I guess what I am looking for on here is to share my problems with people with similar experiences, hoping that I can help others also by way of a chat or text message.
Thanks
Jamie
Hiya Jamie,
I'm replying to you because I can really relate to your post! Im 29 female! Ive recently got myself in a right mess too despite being warned I will lose everything if I do it again! What I've recently done is give my sister my bank card and she just gives me money within good reason when I need it although I'm skint and debted up to eyeballs! I live on 50 quid a week and that has to buy my fuel and feed my 2 year old son! Fxxxxxd up isn't it!! How are you doing now ?
Also my boyfriend doesn't know of this time and this one has been the worst one yet!! I feel the same don't wanna hurt them. My bf really does not understand though ! People don't realise how much we hurt too! Stay positive!!!!
Hi Jamie
I haven't gambled for three and a half years and I would like to tell you that I have all the answers, but it doesn't work that way. I can tell you what worked for me and promise you that there is hope and a rewarding life away from the addictive and destructive pull of gambling.
I have always been a mathematician and a scientist which may be why I thought I could devise a winning system, however my system always had a flaw that needed tweaking. I know now that the flaw was my emotional relationship with gambling, which meant I often used it to relieve stress, to escape and to avoid reality. When I understood my problem was one of addiction, it helped me to defeat it. I didn't win every battle, but I did ultimately win the war.
Over Christmas I received a text from a friend that I had helped to beat his own gambling demons. He simply said that a year ago he was a suicidal and depressed gambling addict, but that now he was living out his dreams.

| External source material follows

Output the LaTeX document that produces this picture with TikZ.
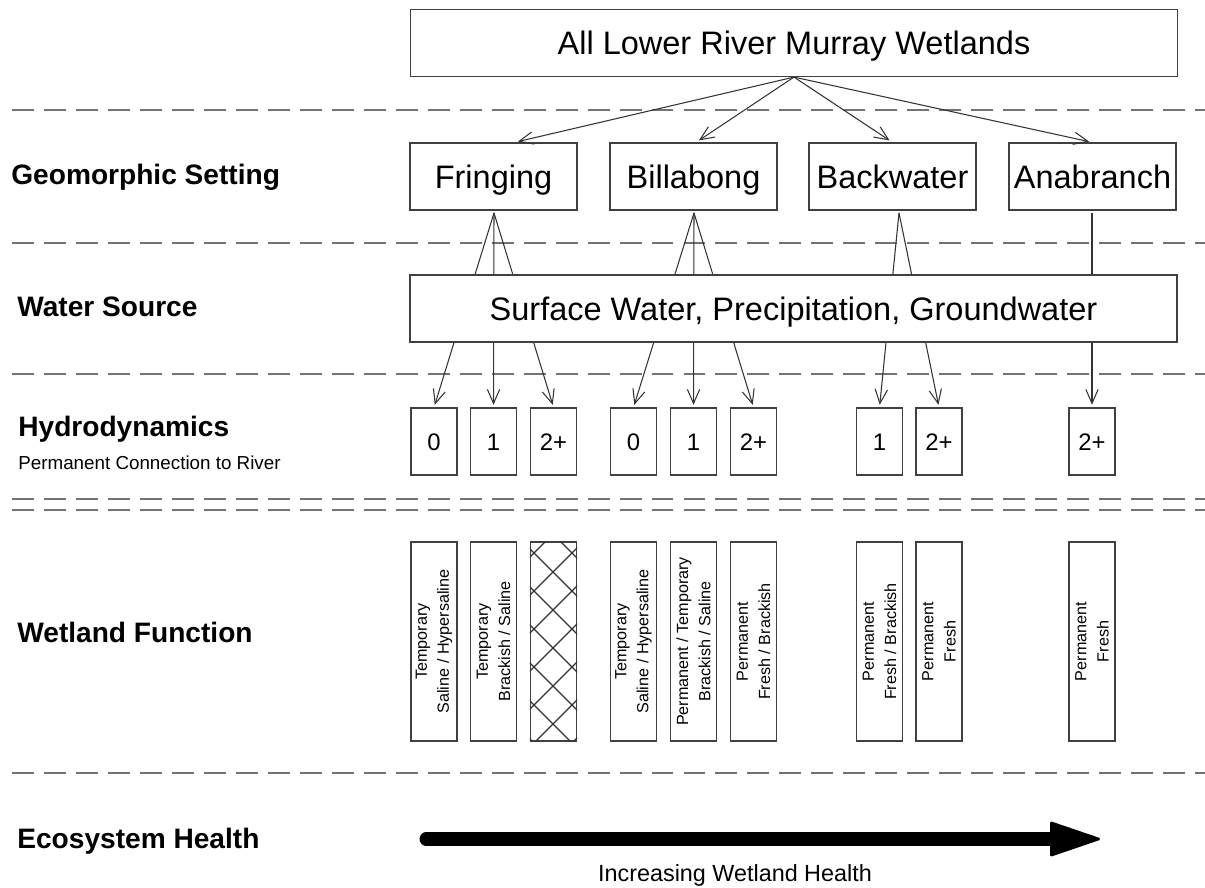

It isn't easy overcoming any addiction. These tips might help:
1) Learn about your addiction in the way that you would learn about an enemy that you wanted to defeat.
2) Try not to look too far ahead. In the early days, do what you need to do to survive, then when you are ready and have a clearer head attempt, to devise strategies and methods to cope with triggers that make you want to gamble.
3) Build up a support group, either by talking honestly with friends and family or by joining a recognised help group, or both. This is difficult if not impossible to do without the help and support of others.
4) Be proud of your achievements, however small and remember that if you gamble, you will lose.
Succumbing to the perils of gambling is all too easy, and we are all allowed to make mistakes. New year is a good time to look at ourselves and decide if we should make changes and set ourselves goals for the year ahead.
I wish you well Jamie. Here's to a great 2017.
Ken
Hi Charl,
Thanks for your message.
I can relate to everything you havr said, I am in a similar position - have got myself into debt over and over again.
I feel so depressed and alone with all this right now I just dont know what to do anymore.
Jamie
Hi Ken
Thank you for your message, much appreciated.
I will certainly take those points in board, I think what I am lacking is someone I can talk to on a regular basis to discuss my problems. Unfortunately I dont really have anyone close enough to me that I can speak with.
I have started talking on the live chat sessions to others with the dame problems which is a start.
Many thanjs
Jamie
How much debt are u in exactly Jamie ? I feel alone too but it comforts me knowing I'm not the only one. Can we swap numbers on here?
Also I worked in the bookies from the age of 18 and have been doing it ever since ! I got the sack when I was 20 as I got caught gambling in my own shop! I'm really hoping to stop it this time!! I'm sure I would have thousands if I didn't do it. It's all well saying that's it now I'm done but I can't even trust myself!! I've swore on peoples lives I won't do it again and I have ! That makes me sick right?!
Hi Viks
Thanks for your message.
Yeah that would be good, debt wise probably about 7K all caused through gambling.
No certainly doesnt make you sick just that you, like so many of us, have a problem dealing with gambling that we need help to sort out and get our lifes back on track.
There are so many of us in the same position these days, gamblimg addiction is not something a person can get through on their own.